Back in December I put my name down for getting one of the brass dispersion plates on the thread you created but I seemed to have been left off the list. It was probably my own fault, I'm not a big forum user and I might have missed something, so it seems like I missed the boat. Is that right?

If so, do you have any other tips for getting hold of one (and a Rancilio steam wand) for a reasonable price?

Best,

Hugo Read


----------



## Kyle548 (Jan 24, 2013)

hugoread said:


> Hello Charlie,
> 
> Back in December I put my name down for getting one of the brass dispersion plates on the thread you created but I seemed to have been left off the list. It was probably my own fault, I'm not a big forum user and I might have missed something, so it seems like I missed the boat. Is that right?
> 
> ...


Espresso services (http://www.espressoservices.co.uk/gaggia_parts_and_accessories.html) have both.


----------



## Charliej (Feb 25, 2012)

I did actually start a new thread for the group buy back in January and let it run for 3-4 weeks for people to sign up to for the stuff they wanted, I didn't go back to the original thread where the idea was mentioned as running 2 threads for the group buy got complicated enough as it was, as one was for IMS baskets and shower screens and the other for the Gaggia bits.


----------



## Phil104 (Apr 15, 2014)

Hi Charlie, Looks like there is demand for dispersion plates with the deal that you can arrange, if you're willing and able to do it - based on this thread and the 'why backflush thread.


----------



## m4lcs67 (Mar 16, 2014)

I am keen on the brass shower holder plate as well. Anything that will improve things on my Classic will be a good thing. It was I who posted the original why backflush thread, and people commented from there as to the virtues of getting a brass plate as the Caviza powder eats away at the aluminium of the original plate.


----------



## Mrboots2u (May 10, 2013)

I would prioritise a grinder over a new dispersion plate ....


----------



## m4lcs67 (Mar 16, 2014)

A work in progress Mr Boots. I really am so, so close I can nearly taste the coffee.


----------



## urbanbumpkin (Jan 30, 2013)

m4lcs67 said:


> I am keen on the brass shower holder plate as well. Anything that will improve things on my Classic will be a good thing. It was I who posted the original why backflush thread, and people commented from there as to the virtues of getting a brass plate as the Caviza powder eats away at the aluminium of the original plate.

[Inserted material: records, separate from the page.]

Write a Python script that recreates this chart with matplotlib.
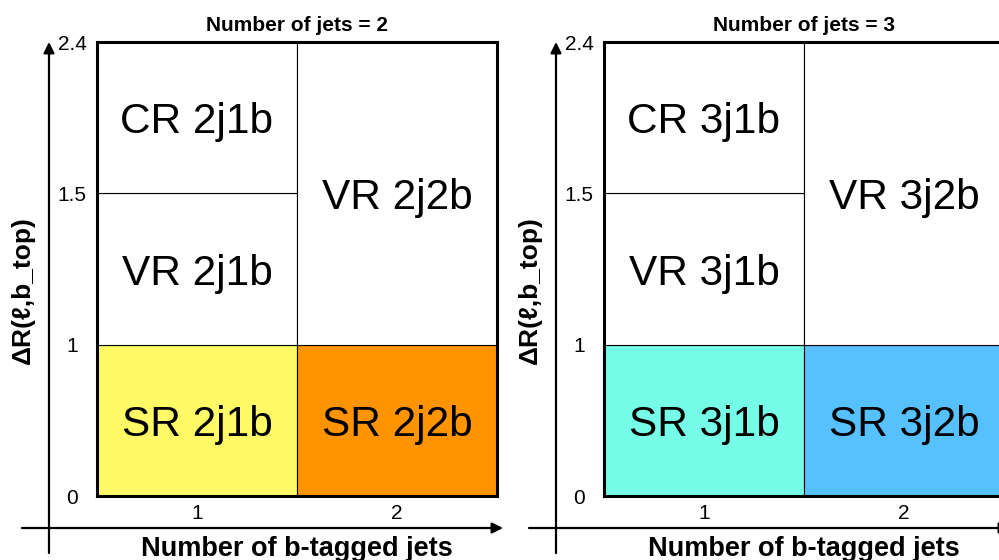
import matplotlib.pyplot as plt

plt.rcParams['font.family'] = ['Liberation Sans', 'DejaVu Sans']

# region definitions: b-tag multiplicity bins and dR boundaries
btag_bins = [1, 2]
dr_edges = [0, 1, 1.5, 2.4]          # drawn on an index scale (not to scale)
dr_labels = ['0', '1', '1.5', '2.4']

# per jet multiplicity: (name, b-tag bin, dR low, dR high)
njets = [2, 3]
region_names = ['SR', 'VR', 'CR', 'SR', 'VR']
region_btag = [1, 1, 1, 2, 2]
region_lo = [0, 1, 1.5, 0, 1]
region_hi = [1, 1.5, 2.4, 1, 2.4]
sr_colors = {2: ['#fffa66', '#ff9300'], 3: ['#76fde8', '#57c0ff']}


def idx(v):
    return dr_edges.index(v)


fig = plt.figure(figsize=(9.99, 5.6), dpi=100)
lefts = [97 / 999, 604 / 999]

for nj, left in zip(njets, lefts):
    ax = fig.add_axes([left, 64 / 560, 400 / 999, 454 / 560])
    for name, b, lo, hi in zip(region_names, region_btag, region_lo, region_hi):
        if name == 'SR':
            col = sr_colors[nj][b - 1]
        else:
            col = 'white'
        y0, y1 = idx(lo), idx(hi)
        ax.bar(b, y1 - y0, bottom=y0, width=1, color=col,
               edgecolor='black', linewidth=0.8)
        ax.text(b, (y0 + y1) / 2, f'{name} {nj}j{b}b', ha='center',
                va='center_baseline', fontsize=30.5)

    ax.set_xlim(0.5, 2.5)
    ax.set_ylim(0, len(dr_edges) - 1)
    ax.set_xticks(btag_bins)
    ax.set_xticklabels([str(b) for b in btag_bins])
    ax.set_yticks(range(len(dr_edges)))
    ax.set_yticklabels(dr_labels)
    ax.tick_params(axis='both', length=0, labelsize=15)
    ax.tick_params(axis='y', pad=18)
    ax.tick_params(axis='x', pad=6)
    for lab in ax.get_yticklabels():
        lab.set_ha('center')
    for sp in ax.spines.values():
        sp.set_linewidth(2.2)

    ax.set_title(f'Number of jets = {nj}', fontsize=15, fontweight='bold', pad=8)
    ax.text(0.5, -0.132, 'Number of b-tagged jets', transform=ax.transAxes,
            ha='center', va='baseline', fontsize=19.5, fontweight='bold')
    ax.text(-0.185, 0.4537, 'ΔR(ℓ,b_top)', transform=ax.transAxes,
            ha='center', va='center', rotation=90, fontsize=19,
            fontweight='bold')

    # hand-drawn style axis arrows
    arrow = dict(arrowstyle='-|>', lw=1.6, color='black', mutation_scale=16,
                 shrinkA=0, shrinkB=0)
    ax.annotate('', xy=(-0.12, 1.0), xytext=(-0.12, -0.1256),
                xycoords='axes fraction', textcoords='axes fraction',
                arrowprops=arrow, annotation_clip=False)
    ax.annotate('', xy=(1.015, -0.0705), xytext=(-0.1875, -0.0705),
                xycoords='axes fraction', textcoords='axes fraction',
                arrowprops=arrow, annotation_clip=False)

fig.savefig('out.png', dpi=100)
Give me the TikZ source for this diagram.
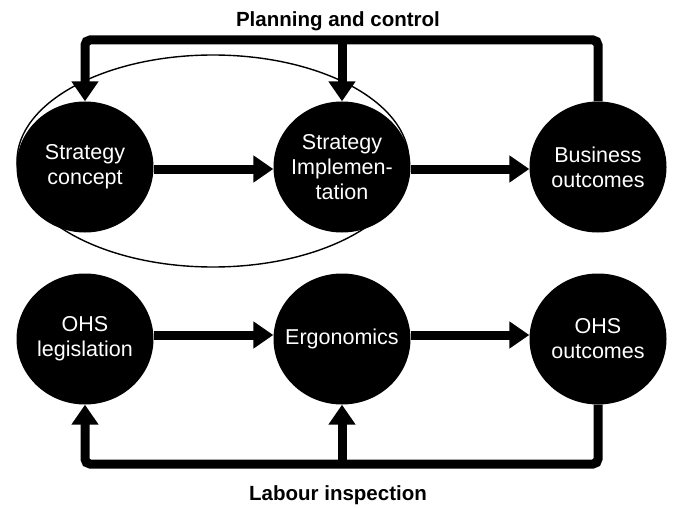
\documentclass[tikz,border=0pt]{standalone}
\usepackage{fontspec}
\setmainfont{Liberation Sans}
\usetikzlibrary{shapes.geometric,arrows.meta}
\begin{document}
\begin{tikzpicture}[x=1pt,y=1pt,
  disc/.style={ellipse,fill=black,draw=none,minimum width=137pt,minimum height=131pt,
    inner xsep=-25pt,inner ysep=0pt,
    text=white,align=center,font=\fontsize{21.5}{25}\selectfont},
  conn/.style={line width=9pt,draw=black},
  tip/.style={-{Triangle[length=20pt,width=26pt]}},
  title/.style={font=\fontsize{20.5}{24}\selectfont\bfseries}]
\useasboundingbox (0,0) rectangle (674,-508);
\fill[white] (0,0) rectangle (674,-508);
% big ellipse
\node[ellipse,draw=black,line width=1.4pt,minimum width=392pt,minimum height=212pt,inner sep=0pt] (grp) at (213,-161) {};
% nodes
\node[disc] (sc) at (85,-167) {Strategy\\concept};
\node[disc] (si) at (342,-167) {Strategy\\Implemen-\\tation};
\node[disc] (bo) at (598,-167) {Business\\outcomes};
\node[disc] (ol) at (85,-339) {OHS\\legislation};
\node[disc] (er) at (342,-339) {Ergonomics};
\node[disc] (oo) at (598,-339) {OHS\\outcomes};
% titles
\node[title,anchor=base] (pc) at (338,-27) {Planning and control};
\node[title,anchor=base] (li) at (338,-500) {Labour inspection};
% coordinates for bars
\coordinate (tb) at (342,-40);
\coordinate (bb) at (342,-464);
% horizontal arrows
\draw[conn,tip] (sc.east |- 0,-169) -- (si.west |- 0,-169);
\draw[conn,tip] (si.east |- 0,-169) -- (bo.west |- 0,-169);
\draw[conn,tip] (ol.east |- 0,-335) -- (er.west |- 0,-335);
\draw[conn,tip] (er.east |- 0,-335) -- (oo.west |- 0,-335);
% top feedback
\draw[conn,rounded corners=5pt,tip] (bo.north) |- (tb) -| (sc.north);
\draw[conn,tip] (tb) -- (si.north);
% bottom feedback
\draw[conn,rounded corners=5pt,tip] (oo.south) |- (bb) -| (ol.south);
\draw[conn,tip] (bb) -- (er.south);
\end{tikzpicture}
\end{document}
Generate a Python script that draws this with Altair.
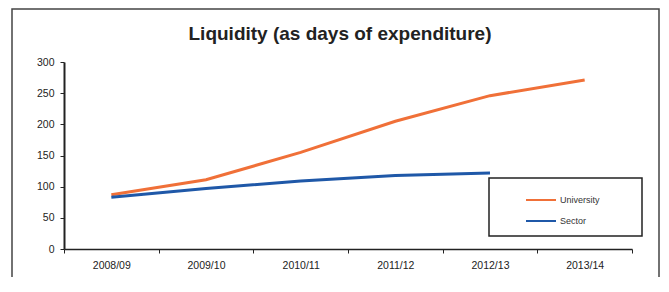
import altair as alt
import pandas as pd

years = ["2008/09", "2009/10", "2010/11", "2011/12", "2012/13", "2013/14"]
university = [87, 111, 155, 205, 246, 271]
sector_years = ["2008/09", "2009/10", "2010/11", "2011/12", "2012/13"]
sector = [83, 97, 109, 118, 122]
series_names = ["University", "Sector"]
series_colors = ["#F07038", "#1F58A8"]
y_ticks = [0, 50, 100, 150, 200, 250, 300]

rows = [{"year": y, "value": v, "series": "University"} for y, v in zip(years, university)]
rows += [{"year": y, "value": v, "series": "Sector"} for y, v in zip(sector_years, sector)]
df = pd.DataFrame(rows)

W, H = 568, 187

x_enc = alt.X(
    "year:N",
    sort=years,
    scale=alt.Scale(type="band", domain=years, paddingInner=0, paddingOuter=0),
    bandPosition=0.5,
    axis=alt.Axis(
        title=None,
        tickBand="extent",
        labelAngle=0,
        labelFontSize=10.5,
        labelFont="Liberation Sans",
        labelColor="#222222",
        labelPadding=7,
        domainColor="#222222",
        domainWidth=1.5,
        tickColor="#222222",
        tickSize=4,
        grid=False,
    ),
)
y_enc = alt.Y(
    "value:Q",
    scale=alt.Scale(domain=[0, 300], nice=False),
    axis=alt.Axis(
        title=None,
        values=y_ticks,
        labelFontSize=10.5,
        labelFont="Liberation Sans",
        labelColor="#222222",
        labelPadding=6,
        domainColor="#222222",
        domainWidth=2,
        tickColor="#222222",
        tickSize=4,
        grid=False,
    ),
)

lines = alt.Chart(df).mark_line(strokeWidth=3).encode(
    x=x_enc,
    y=y_enc,
    color=alt.Color(
        "series:N",
        scale=alt.Scale(domain=series_names, range=series_colors),
        legend=alt.Legend(
            title=None,
            orient="none",
            legendX=461,
            legendY=122,
            symbolType="stroke",
            symbolSize=900,
            symbolStrokeWidth=2,
            labelFontSize=9,
            labelFont="Liberation Sans",
            labelColor="#333333",
            labelOffset=3,
            rowPadding=-9,
            padding=0,
        ),
    ),
    detail="series:N",
)

frame = alt.Chart(pd.DataFrame({"k": [0]})).mark_rect(
    fill=None, stroke="#444444", strokeWidth=1.5
).encode(
    x=alt.value(-52), x2=alt.value(595), y=alt.value(-53), y2=alt.value(240)
)

legend_box = alt.Chart(pd.DataFrame({"k": [0]})).mark_rect(
    fill=None, stroke="#222222", strokeWidth=1.5
).encode(
    x=alt.value(425), x2=alt.value(578), y=alt.value(116), y2=alt.value(174)
)

chart = alt.layer(frame, legend_box, lines).properties(
    width=W,
    height=H,
    background="white",
    padding={"left": 56, "top": 54, "right": 29, "bottom": 28},
    autosize=alt.AutoSizeParams(type="none"),
    title=alt.TitleParams(
        "Liquidity (as days of expenditure)",
        font="Liberation Sans",
        fontSize=19,
        fontWeight="bold",
        color="#222222",
        anchor="middle",
        dx=-8,
        offset=-36,
    ),
).configure_view(strokeWidth=0, stroke="transparent")

chart.save("out.html", embed_options={"renderer": "svg", "actions": False})
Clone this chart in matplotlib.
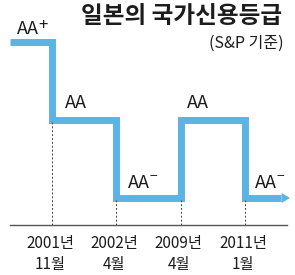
import matplotlib
matplotlib.use("Agg")
import matplotlib.pyplot as plt

plt.rcParams['font.family'] = ['Noto Sans CJK KR', 'DejaVu Sans']

# ---- data ----
dates = ['2001년\n11월', '2002년\n4월', '2009년\n4월', '2011년\n1월']
ratings = ['AA+', 'AA', 'AA-', 'AA', 'AA-']   # rating before first date, then after each date
levels = [3, 2, 1, 2, 1]                      # AA+ = 3, AA = 2, AA- = 1
title = '일본의 국가신용등급'
subtitle = '(S&P 기준)'

BLUE = '#5ab4e4'
TXT = '#1c1c1c'
DPI = 100
fig = plt.figure(figsize=(2.95, 2.75), dpi=DPI)
ax = fig.add_axes([0, 0, 1, 1])
ax.set_xlim(-0.809, 3.779)
ax.set_ylim(0.013, 3.538)
ax.axis('off')

xs_change = list(range(len(dates)))
x_start, x_end = -0.65, 3.70
baseline = 0.654

# step line
px, py = [x_start], [levels[0]]
for i, x in enumerate(xs_change):
    px += [x, x]
    py += [levels[i], levels[i + 1]]
px.append(x_end - 0.14)
py.append(levels[-1])
ax.plot(px, py, color=BLUE, lw=5, solid_joinstyle='miter', solid_capstyle='butt')
ax.annotate('', xy=(x_end, levels[-1]), xytext=(x_end - 0.22, levels[-1]),
            arrowprops=dict(arrowstyle='-|>,head_length=0.6,head_width=0.36',
                            color=BLUE, lw=0, shrinkA=0, shrinkB=0))

# dotted guide lines
for i, x in enumerate(xs_change):
    low = min(levels[i], levels[i + 1])
    ax.plot([x, x], [baseline, low - 0.03], color='#444444', lw=0.7,
            ls=(0, (2, 2)))

# baseline
ax.plot([x_start, x_end - 0.04], [baseline, baseline], color='#555555', lw=1)

# date labels
for x, d in zip(xs_change, dates):
    ax.text(x - 0.03, 0.525, d, ha='center', va='top', fontsize=11,
            color=TXT, linespacing=1.3)

# rating labels (main letters + raised sign)
label_x = [-0.544, 0.202, 1.182, 2.10, 3.157]
label_dy = [0.10, 0.154, 0.128, 0.154, 0.128]
renderer = fig.canvas.get_renderer()
for lx, lev, dy, r in zip(label_x, levels, label_dy, ratings):
    main = r.rstrip('+-')
    sign = r[len(main):]
    t = ax.text(lx, lev + dy, main, ha='left', va='baseline', fontsize=13,
                color=TXT)
    if sign:
        w = t.get_window_extent(renderer).width * 72 / DPI
        glyph = '+' if sign == '+' else '\u2212'
        ax.annotate(glyph, xy=(lx, lev + dy), xycoords='data',
                    xytext=(w - 0.6, 3.0 if sign == '+' else 5.0),
                    textcoords='offset points', ha='left', va='baseline',
                    fontsize=12 if sign == '+' else 10, color=TXT)

# title
ax.text(3.58, 3.33, title, ha='right', va='center', fontsize=17,
        fontweight='bold', color=TXT)
ax.text(3.60, 2.98, subtitle, ha='right', va='center', fontsize=11.5,
        color=TXT)

fig.savefig('out.png', dpi=DPI)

I wouldn't say it eats it away, it just makes it go a bit black


----------



## mrmike1 (May 3, 2014)

I missed the boat with this as well. Had to pay double than what the group got but I think it should be worth it anyway.


----------



## AnOnlyTwin (Mar 28, 2012)

There seem to be a few of us that would like the brass dispersion plate - any chance we could get the details of the suppliers for the group purchase?

Thsnks


----------



## Charliej (Feb 25, 2012)

AnOnlyTwin said:


> There seem to be a few of us that would like the brass dispersion plate - any chance we could get the details of the suppliers for the group purchase?
> 
> Thsnks


There are a trade only suppliers and you have to have an account with them , so having their details would do you no good at all sorry.

I am current;y planing on running another group buy for these probably starting next week, so I suggest those of you with a lower post count head over to the group buy forum and familiarise yourself with the |Group buy rules, particulalryl those regarding the requirements to participate and if your post count it too low, participate in some threads, introduce yourself properly in the introductions thread etc *UNDER NO CIRCUMSTANCES MAKE SPAM POSTS OF ANY NATURE JUST TO UP YOUR POST COUNT*.


----------



## mrmike1 (May 3, 2014)

Oh no, that's too bad for me. I thought there wouldn't be another group buy so went ahead and paid something like 30GBP. Oh well! I do think it is worth upgrading to the brass version.


----------



## urbanbumpkin (Jan 30, 2013)

Once I get my new machine and get it up and working (fingers crossed) I'll be selling my Classic and the brass dispersion plate as a separate add on. It probably won't be for a few weeks though.


----------